Enhancing deep learning sentiment analysis with ensemble techniques in social applications

doi:10.1016/j.eswa.2017.02.002

Expert Systems with Applications

Volume 77, 1 July 2017, Pages 236-246

https://doi.org/10.1016/j.eswa.2017.02.002 Get rights and content

Under a Creative Commons license

open access

Highlights

•
A taxonomy that classifies ensemble models in the literature is presented.
•
Surface and deep features integration is explored to improve classification.
•
Several ensembles of classifiers and features are proposed and evaluated.
•
Performance of the proposed models is evaluated on several sentiment datasets.

Abstract

Deep learning techniques for Sentiment Analysis have become very popular. They provide automatic feature extraction and both richer representation capabilities and better performance than traditional feature based techniques (i.e., surface methods). Traditional surface approaches are based on complex manually extracted features, and this extraction process is a fundamental question in feature driven methods. These long-established approaches can yield strong baselines, and their predictive capabilities can be used in conjunction with the arising deep learning methods. In this paper we seek to improve the performance of deep learning techniques integrating them with traditional surface approaches based on manually extracted features. The contributions of this paper are sixfold.
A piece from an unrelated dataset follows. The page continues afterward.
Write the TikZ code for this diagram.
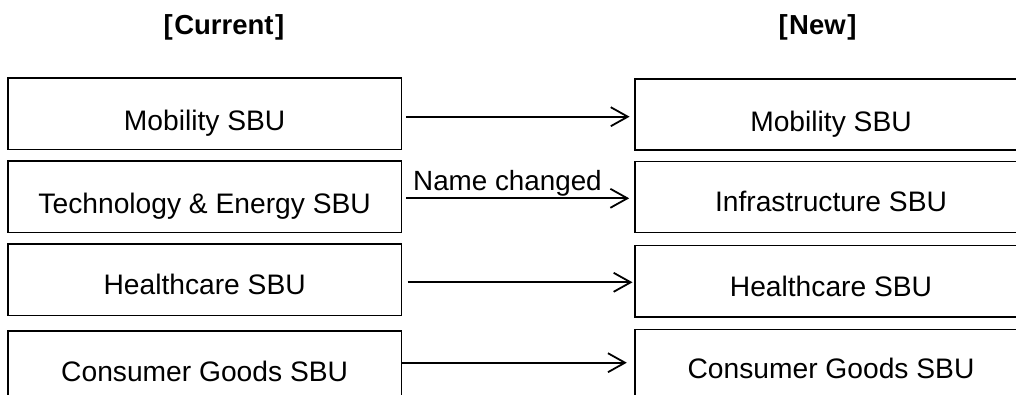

First, we develop a deep learning based sentiment classifier using a word embeddings model and a linear machine learning algorithm. This classifier serves as a baseline to compare to subsequent results. Second, we propose two ensemble techniques which aggregate our baseline classifier with other surface classifiers widely used in Sentiment Analysis. Third, we also propose two models for combining both surface and deep features to merge information from several sources. Fourth, we introduce a taxonomy for classifying the different models found in the literature, as well as the ones we propose. Fifth, we conduct several experiments to compare the performance of these models with the deep learning baseline. For this, we use seven public datasets that were extracted from the microblogging and movie reviews domain. Finally, as a result, a statistical study confirms that the performance of these proposed models surpasses that of our original baseline on F1-Score.

Keywords

Ensemble

Deep learning

Sentiment analysis

Machine learning

Natural language processing